Go through the listing below and list every line with "this".
────────────────
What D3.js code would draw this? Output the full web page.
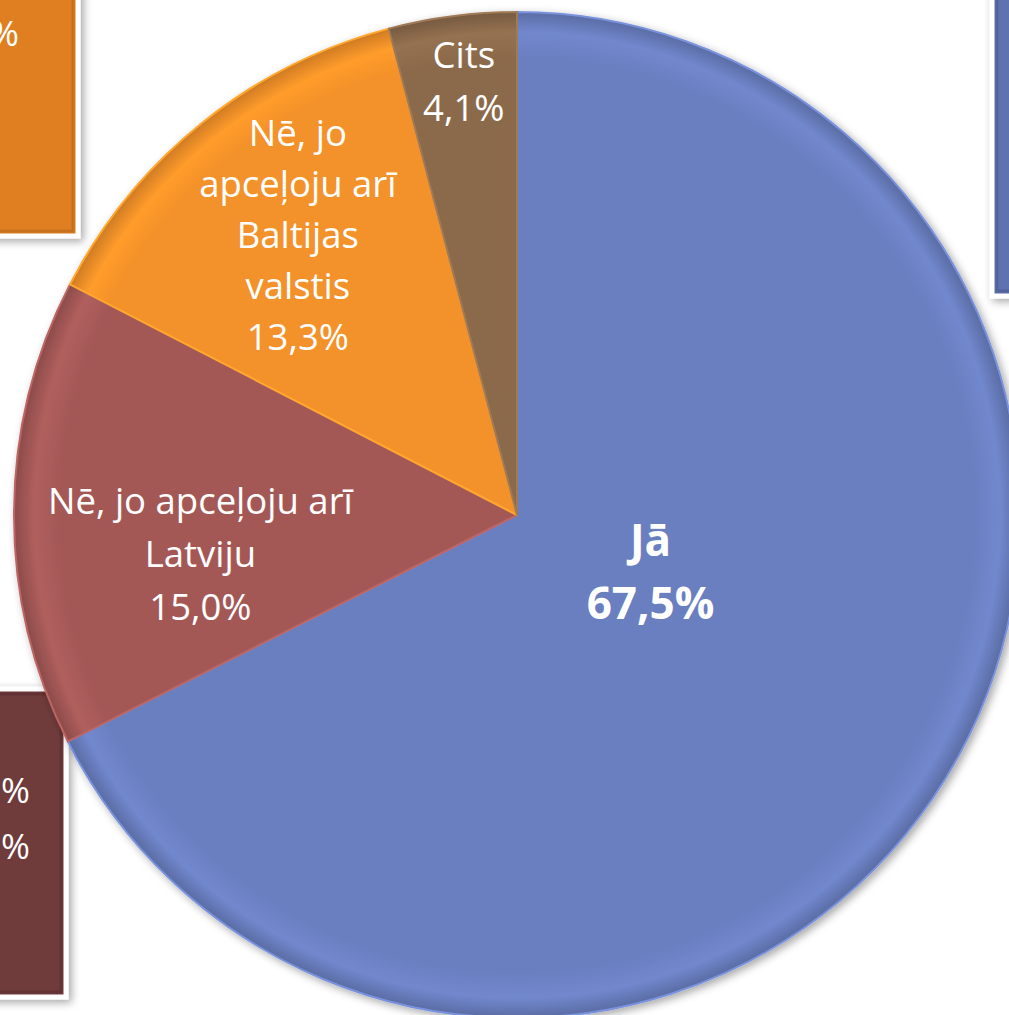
<!DOCTYPE html>
<html>
<head>
<meta charset="utf-8">
<title>Pie</title>
<script src="https://cdn.jsdelivr.net/npm/d3@7"></script>
<style>
  html, body { margin: 0; padding: 0; background: #fff; overflow: hidden; }
  svg { display: block; }
</style>
</head>
<body>
<script>
// data
var categories = ["Jā", "Nē, jo apceļoju arī Latviju", "Nē, jo apceļoju arī Baltijas valstis", "Cits"];
var values = [67.5, 15.0, 13.3, 4.1];
var labelLines = [
  ["Jā", "67,5%"],
  ["Nē, jo apceļoju arī", "Latviju", "15,0%"],
  ["Nē, jo", "apceļoju arī", "Baltijas", "valstis", "13,3%"],
  ["Cits", "4,1%"]
];

// styles / layout
var colors = ["#6a7fc0", "#a45857", "#f39129", "#8b6a4b"];
var w = 1009, h = 1015;
var cx = 517, cy = 515, r = 503;
var font = "'Open Sans', 'Noto Sans', sans-serif";
// label anchor: angle (deg clockwise from top), radius, line spacing
var labelPos = [
  {a: 113, r: 145, lh: 63, size: 44, bold: true},
  {a: 263, r: 319, lh: 53, size: 36.5, bold: false},
  {a: 322, r: 356, lh: 51, size: 36.5, bold: false},
  {a: 353, r: 437, lh: 53, size: 36.5, bold: false}
];

var svg = d3.select("body").append("svg")
  .attr("width", w).attr("height", h);

var defs = svg.append("defs");

var shadow = defs.append("filter").attr("id", "shadow")
  .attr("x", "-20%").attr("y", "-20%").attr("width", "140%").attr("height", "140%");
shadow.append("feDropShadow").attr("dx", 3).attr("dy", 3).attr("stdDeviation", 4)
  .attr("flood-color", "#000").attr("flood-opacity", 0.35);

// bevel-ish radial gradients (pie group is translated, so centre is 0,0)
colors.forEach(function (c, i) {
  var base = d3.color(c);
  var g = defs.append("radialGradient").attr("id", "grad" + i)
    .attr("gradientUnits", "userSpaceOnUse")
    .attr("cx", 0).attr("cy", 0).attr("r", r);
  g.append("stop").attr("offset", "0%").attr("stop-color", base);
  g.append("stop").attr("offset", "91%").attr("stop-color", base);
  g.append("stop").attr("offset", "96%").attr("stop-color", base.brighter(0.2));
  g.append("stop").attr("offset", "100%").attr("stop-color", base.darker(0.45));
});

// partial boxes from neighbouring elements (cut by the frame)
var boxes = [
  {x: -40, y: -20, w: 118, h: 256, fill: "#df7f20", texts: [{x: 19, y: 46, t: "%"}]},
  {x: 992, y: -20, w: 60, h: 316, fill: "#5f72b0", texts: []},
  {x: -40, y: 689, w: 106, h: 308, fill: "#6f3a3a", texts: [{x: 30, y: 803, t: "%"}, {x: 30, y: 859, t: "%"}]}
];

var boxG = svg.append("g");
boxes.forEach(function (b) {
  boxG.append("rect")
    .attr("x", b.x).attr("y", b.y).attr("width", b.w).attr("height", b.h)
    .attr("fill", b.fill)
    .attr("stroke", "#fff").attr("stroke-width", 5)
    .attr("filter", "url(#shadow)");
  // inner bevel edge
  boxG.append("rect")
    .attr("x", b.x + 5).attr("y", b.y + 5).attr("width", b.w - 10).attr("height", b.h - 10)
    .attr("fill", "none")
    .attr("stroke", d3.color(b.fill).darker(0.6)).attr("stroke-width", 3)
    .attr("stroke-opacity", 0.6);
  b.texts.forEach(function (t) {
    boxG.append("text")
      .attr("x", t.x).attr("y", t.y)
      .attr("text-anchor", "end")
      .attr("font-family", font)
      .attr("font-size", 35)
      .attr("fill", "#fff")
      .text(t.t);
  });
});

var pie = d3.pie().sort(null).value(function (d) { return d; });
var arc = d3.arc().innerRadius(0).outerRadius(r);
var arcs = pie(values);

var g = svg.append("g").attr("transform", "translate(" + cx + "," + cy + ")");

g.append("g")
  .attr("filter", "url(#shadow)")
  .selectAll("path.slice")
  .data(arcs)
  .enter()
  .append("path")
  .attr("class", "slice")
  .attr("d", arc)
  .attr("fill", function (d, i) { return "url(#grad" + i + ")"; })
  .attr("stroke", function (d, i) { return d3.color(colors[i]).brighter(0.4); })
  .attr("stroke-width", 2)
  .attr("stroke-linejoin", "round");

// labels
var lg = g.selectAll("g.label")
  .data(arcs)
  .enter()
  .append("g")
  .attr("class", "label")
  .attr("transform", function (d, i) {
    var p = labelPos[i];
    var a = p.a * Math.PI / 180;
    return "translate(" + (p.r * Math.sin(a)) + "," + (-p.r * Math.cos(a)) + ")";
  });

lg.each(function (d, i) {
  var p = labelPos[i];
  var lines = labelLines[i];
  var n = lines.length;
  var t = d3.select(this).append("text")
    .attr("text-anchor", "middle")
    .attr("font-family", font)
    .attr("font-size", p.size)
    .attr("font-weight", p.bold ? "bold" : "normal")
    .attr("fill", "#fff");
  lines.forEach(function (line, k) {
    t.append("tspan")
      .attr("x", 0)
      .attr("y", (k - (n - 1) / 2) * p.lh + p.size * 0.36)
      .text(line);
  });
});
</script>
</body>
</html>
────────────────
In response
What D3.js code would draw this? Output the full web page.
  var t = d3.select(this).append("text")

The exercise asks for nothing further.